En el Evangelio escuchamos una parábola que dijo Jesús sobre algunos que se tenían por justos y que se sentían con derecho a juzgar y despreciar a los demás. Es algo que nos sucede muchas veces a nosotros, sobre todo a los núcleos “más metidos” en la Iglesia: obispos, sacerdotes, catequistas, religiosas y religiosos, movimientos… Nos sentimos buenos, con derecho a juzgar a los demás, a señalar cosas de su persona, familia o costumbres, incluso públicamente.

En la parábola, Jesús puso de comparación las actitudes de un fariseo y de un publicano en su oración a Dios. Señaló el lugar donde cada uno se puso a orar, la actitud y lo que le decía a Dios. Los dos estaban de pie y lo invocaron: “Dios mío”, le decían. Solamente que lo demás era distinto: la cabeza, la mirada, la actitud, el resto de su oración y, como consecuencia, la respuesta de Dios hacia ellos. Jesús no condenó a las personas sino a sus gestos y actitudes.

El fariseo con actitud soberbia daba gracias a Dios porque no era como los demás. Era bueno, fiel cumplidor de la ley, justo; perfecto, en una palabra. Incluso no era como el publicano que estaba detrás, a la entrada del templo; o sea, no era pecador, ladrón, abusivo, lacayo de los romanos. Lo único que se merecía era que Dios le reconociera sus buenas obras, que lo felicitara porque era perfecto como Dios mismo, que lo premiara por su fidelidad a la ley.

En cambio, el publicano tenía la cabeza baja, en actitud de quien sabe que falló, que ha sido infiel a la ley, que no ha cumplido los mandamientos de Dios, que no ha sido hermano. Se sentía avergonzado ante el Señor, pues nada tenía que ofrecerle. Al contrario, sabía que Dios lo podía castigar y que tenía todo el derecho de hacerlo. Lo único que le presentó fue la súplica de que tuviera piedad de él, que fuera compasivo y misericordioso, pues era un pecador.

Qué diferente la actitud de los dos: el bueno y santo, pidiendo y esperando la alabanza de Dios; el malo y pecador, pidiendo y esperando solamente su misericordia y perdón.
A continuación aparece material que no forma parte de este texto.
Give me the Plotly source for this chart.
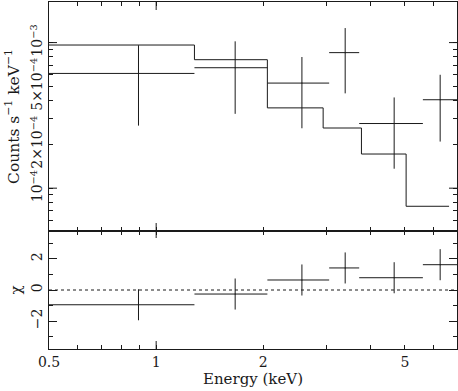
import math
import plotly.graph_objects as go
from plotly.subplots import make_subplots

# data channels (keV)
bin_lo = [0.5, 1.281, 2.053, 3.062, 3.718, 5.614]
bin_hi = [1.281, 2.053, 3.062, 3.718, 5.614, 7.0]
energy = [0.892, 1.667, 2.567, 3.396, 4.662, 6.278]
counts = [6.14e-4, 6.72e-4, 5.27e-4, 8.53e-4, 2.78e-4, 4.05e-4]
counts_err = [3.45e-4, 3.48e-4, 2.69e-4, 4.05e-4, 1.42e-4, 1.96e-4]

# folded model (step)
model_edges = [0.5, 1.281, 2.053, 2.945, 3.773, 5.037, 6.65]
model = [9.62e-4, 7.63e-4, 3.56e-4, 2.59e-4, 1.716e-4, 7.51e-5]

# residuals
chi = [-0.95, -0.26, 0.645, 1.42, 0.79, 1.63]
chi_err = [1, 1, 1, 1, 1, 1]

# axis ticks
x_ticks = [0.5, 1, 2, 5]
x_ticktext = ['0.5', '1', '2', '5']
x_minor = [0.6, 0.7, 0.8, 0.9, 3, 4, 6, 7]
x_decades = [1]
y_ticks = [1e-4, 2e-4, 5e-4, 1e-3]
y_ticktext = ['10<sup>\u22124</sup>', '2\u00d710<sup>\u22124</sup>', '5\u00d710<sup>\u22124</sup>', '10<sup>\u22123</sup>']
y_minor = [6e-5, 7e-5, 8e-5, 9e-5, 3e-4, 4e-4, 6e-4, 7e-4, 8e-4, 9e-4]
y_decades = [1e-4, 1e-3]
chi_ticks = [-2, 0, 2]
chi_ticktext = ['\u22122', '0', '2']
chi_minor = [-3, -1, 1, 3]

xerr_plus = [h - e for h, e in zip(bin_hi, energy)]
xerr_minus = [e - l for l, e in zip(bin_lo, energy)]

ink = '#1a1a1a'
face = 'DejaVu Serif'

fig = make_subplots(rows=2, cols=1, shared_xaxes=True, vertical_spacing=0,
                    row_heights=[229, 118])

fig.add_trace(go.Scatter(x=energy, y=counts, mode='markers',
                         marker=dict(size=1, color=ink),
                         error_x=dict(type='data', symmetric=False, array=xerr_plus, arrayminus=xerr_minus,
                                      width=0, thickness=1, color=ink),
                         error_y=dict(type='data', array=counts_err, width=0, thickness=1, color=ink)),
              row=1, col=1)

fig.add_trace(go.Scatter(x=model_edges, y=model + [model[-1]], mode='lines', line_shape='hv',
                         line=dict(color=ink, width=1)), row=1, col=1)

fig.add_trace(go.Scatter(x=energy, y=chi, mode='markers',
                         marker=dict(size=1, color=ink),
                         error_x=dict(type='data', symmetric=False, array=xerr_plus, arrayminus=xerr_minus,
                                      width=0, thickness=1, color=ink),
                         error_y=dict(type='data', array=chi_err, width=0, thickness=1, color=ink)),
              row=2, col=1)

fig.add_hline(y=0, line=dict(dash='dot', width=1, color=ink), row=2, col=1)

axis_style = dict(showline=True, linecolor=ink, linewidth=1, mirror='ticks',
                  ticks='inside', ticklen=4, tickcolor=ink, tickwidth=1,
                  showgrid=False, zeroline=False, automargin=False,
                  tickfont=dict(family=face, size=14, color=ink))

xrange = [math.log10(0.5), math.log10(7.0)]
fig.update_xaxes(type='log', range=xrange, tickvals=x_ticks, ticktext=x_ticktext,
                 minor=dict(tickvals=x_minor, ticks='inside', ticklen=4, tickcolor=ink, showgrid=False),
                 **axis_style)
fig.update_xaxes(title=dict(text='Energy (keV)', standoff=3, font=dict(family=face, size=15, color=ink)),
                 row=2, col=1)

fig.update_yaxes(type='log', range=[math.log10(5.08e-5), math.log10(1.9e-3)],
                 tickvals=y_ticks, ticktext=y_ticktext, tickangle=-90,
                 minor=dict(tickvals=y_minor, ticks='inside', ticklen=4, tickcolor=ink, showgrid=False),
                 title=dict(text='Counts s<sup>\u22121</sup> keV<sup>\u22121</sup>', standoff=4,
                            font=dict(family=face, size=15.5, color=ink)),
                 row=1, col=1, **axis_style)

fig.update_yaxes(range=[-3.8, 3.8], tickvals=chi_ticks, ticktext=chi_ticktext, tickangle=-90,
                 minor=dict(tickvals=chi_minor, ticks='inside', ticklen=4, tickcolor=ink, showgrid=False),
                 title=dict(text='\u03c7', standoff=4, font=dict(family=face, size=15, color=ink)),
                 row=2, col=1, **axis_style)
fig.update_yaxes(ticklen=8, row=2, col=1)

# longer ticks at the decades
split = fig.layout.yaxis2.domain[1]
for xv in x_decades:
    for anchor, y0, y1 in [(1, 0, -8), (split, -7, 8), (0, 0, 8)]:
        fig.add_shape(type='line', xref='x', yref='paper', x0=xv, x1=xv,
                      ysizemode='pixel', yanchor=anchor, y0=y0, y1=y1,
                      line=dict(color=ink, width=1))
for yv in y_decades:
    for anchor, x0, x1 in [(0, 0, 8), (1, 0, -8)]:
        fig.add_shape(type='line', xref='paper', yref='y', y0=yv, y1=yv,
                      xsizemode='pixel', xanchor=anchor, x0=x0, x1=x1,
                      line=dict(color=ink, width=1))

fig.update_layout(width=458, height=391, margin=dict(l=49, r=1, t=2, b=42),
                  plot_bgcolor='white', paper_bgcolor='white', showlegend=False,
                  font=dict(family=face, size=14, color=ink))

fig.write_html('out.html', config={'displayModeBar': False},
               post_script="document.body.style.margin='0';")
Y Dios, que es justo juez, como confiesa el autor del Eclesiástico, viendo el fondo del corazón de cada uno, dio su veredicto: el “perfecto” fue rechazado como justo, mientras que el pecador fue justificado. Como dice el Eclesiástico: Dios atiende la oración del humilde y el justo juez le hace justicia.

El pecador, el malo, el infiel, experimentó la misericordia de Dios. Se puso de modo para que lo perdonara, no se puso a juzgar al fariseo sino a sí mismo. Esto es fundamental en la vida de los miembros del Pueblo de Dios. Abrirnos a la misericordia de Dios reconociendo la propia fragilidad, asumiendo nuestros errores y pecados, confesándole nuestros pecados, lo que nos pone en el camino para ser justos a los ojos de Dios. La actitud del fariseo nos cierra esa posibilidad.

¿Cómo nos ubicamos ante los demás? ¿Cómo buenos, santos y perfectos, incluso al grado de sentirnos con derecho a juzgarlos? ¿O como pecadores, imperfectos, infieles? ¿Qué actitud tomamos ante Dios? ¿Esperamos que nos premie o que nos muestre su misericordia dándonos su perdón? Pidamos a Dios la sencillez para reconocer nuestros pecados y no ser jueces de los demás, aunque fallen; supliquémosle que sea misericordioso con nosotros y nos perdone.